The U.S. Postal Service’s cash crunch could cause a “catastrophic” disruption of mail service this year, according to a government official who wants USPS to reveal its crisis-management plans.
The Postal Regulatory Commission “should request a description of the Postal Service’s priorities and plans for providing service across the Nation and across classes in the event cash shortages require services to be reduced,” PRC staffer Kenneth E. Richardson told the commission Friday.
“Although the Postal Service survived FY 2012 without running out of cash to operate, continuing operations for a second year at such low cash levels . . . is risky, not only from a financial standpoint, but from the standpoint of potential service disruptions and the impact on mailers,” Richardson, a PRC public representative, wrote.
During four months of FY2013, Richardson noted, USPS projects it will have less than $1 billion of liquidity, which is four days of expenses.

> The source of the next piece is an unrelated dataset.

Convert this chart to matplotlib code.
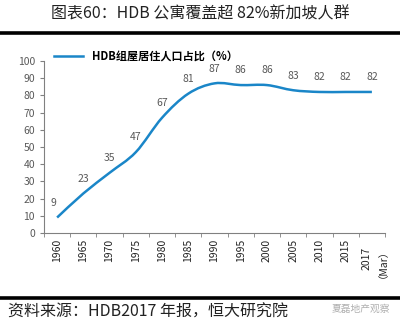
import matplotlib.pyplot as plt
from matplotlib.path import Path
from matplotlib.patches import PathPatch
from matplotlib.lines import Line2D
import numpy as np

plt.rcParams['font.family'] = ['Noto Sans CJK SC', 'DejaVu Sans']

# HDB share of resident population (%)
years = ['1960', '1965', '1970', '1975', '1980', '1985', '1990', '1995',
         '2000', '2005', '2010', '2015', '2017\n（Mar）']
share = [9, 23, 35, 47, 67, 81, 87, 86, 86, 83, 82, 82, 82]

blue = '#1a86c8'
grey = '#595959'

fig = plt.figure(figsize=(4, 3.25), dpi=100)

# header and footer rules
fig.add_artist(Line2D([0, 1], [1 - 33 / 325] * 2, color='black', lw=2.6))
fig.add_artist(Line2D([0, 1], [1 - 298 / 325] * 2, color='black', lw=2.6))
fig.text(0.5, 1 - 14 / 325, '图表60：HDB 公寓覆盖超 82%新加坡人群',
         ha='center', va='center', fontsize=11.5, color='#222222')
fig.text(0.02, 1 - 312 / 325, '资料来源：HDB2017 年报，恒大研究院',
         ha='left', va='center', fontsize=11.5, color='#222222')
fig.text(0.975, 1 - 309 / 325, '夏磊地产观察', ha='right', va='center',
         fontsize=7, color='#b0b0b0')

ax = fig.add_axes([0.11, 1 - 233 / 325, 0.8525, (233 - 61) / 325])

# smoothed line through the points (Catmull-Rom converted to cubic Bezier)
x = np.arange(len(share))
y = np.array(share, dtype=float)
verts = [(x[0], y[0])]
codes = [Path.MOVETO]
for i in range(len(x) - 1):
    p0 = (x[max(i - 1, 0)], y[max(i - 1, 0)])
    p1 = (x[i], y[i])
    p2 = (x[i + 1], y[i + 1])
    p3 = (x[min(i + 2, len(x) - 1)], y[min(i + 2, len(x) - 1)])
    c1 = (p1[0] + (p2[0] - p0[0]) / 6, p1[1] + (p2[1] - p0[1]) / 6)
    c2 = (p2[0] - (p3[0] - p1[0]) / 6, p2[1] - (p3[1] - p1[1]) / 6)
    verts += [c1, c2, p2]
    codes += [Path.CURVE4] * 3
ax.add_patch(PathPatch(Path(verts, codes), facecolor='none',
                       edgecolor=blue, lw=1.8))

for xi, v in zip(x, share):
    ax.annotate(str(v), (xi, v), xytext=(-3 if xi == 0 else 0, 7),
                textcoords='offset points', ha='center', va='bottom',
                fontsize=7.5, color=grey)

ax.set_xlim(-0.5, len(share) - 0.5)
ax.set_ylim(0, 100)
ax.set_yticks(range(0, 101, 10))
ax.set_xticks(x)
ax.set_xticklabels(years, rotation=90, fontsize=7.5, color='#222222')
ax.set_xticks(np.arange(-0.5, len(share), 1), minor=True)
ax.tick_params(axis='x', which='major', length=0, pad=4)
ax.tick_params(axis='x', which='minor', length=3, color='#808080')
ax.tick_params(axis='y', length=3, labelsize=7.5, labelcolor=grey,
               color='#808080')
for side in ['top', 'right']:
    ax.spines[side].set_visible(False)
for side in ['left', 'bottom']:
    ax.spines[side].set_color('#808080')
    ax.spines[side].set_linewidth(0.8)

ax.legend([Line2D([0], [0], color=blue, lw=1.8)],
          ['HDB组屋居住人口占比（%）'], loc='upper left',
          bbox_to_anchor=(0.0, 1.12), frameon=False, handlelength=2.6,
          prop={'size': 8, 'weight': 'bold'})

fig.savefig('out.png', dpi=100)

If actual results are only slightly below those projections, the Postal Service will lack “sufficient working capital to pay its employees and suppliers,” and “its ability to provide effective and regular postal services will be in jeopardy.”
Slim margin for error
USPS has acknowledged that its “margin for error is slim – a commercial
entity our size would typically have minimum liquidity sources totaling $7 to $10 billion to allow for sufficient variations to plan and to invest.”
Richardson believes that even a temporary disruption of service could be “catastrophic” for customers, employees, and suppliers because “if mail customers cannot rely upon mail delivery and thus flee the Postal Service in short order, most never to return, they would critically reduce the Postal Service’s revenue stream.”
Richardson said the Postal Service’s only statement on the subject is overly vague: “In the event of a projected liquidity shortfall, we will prioritize payments to our employees and suppliers to help ensure that the Postal System continues to operate in a quality manner.”
He fears USPS, in a pinch, would resort to cutting back service more for some customers (presumably the most unprofitable ones) than for others, though such discrimination would be illegal.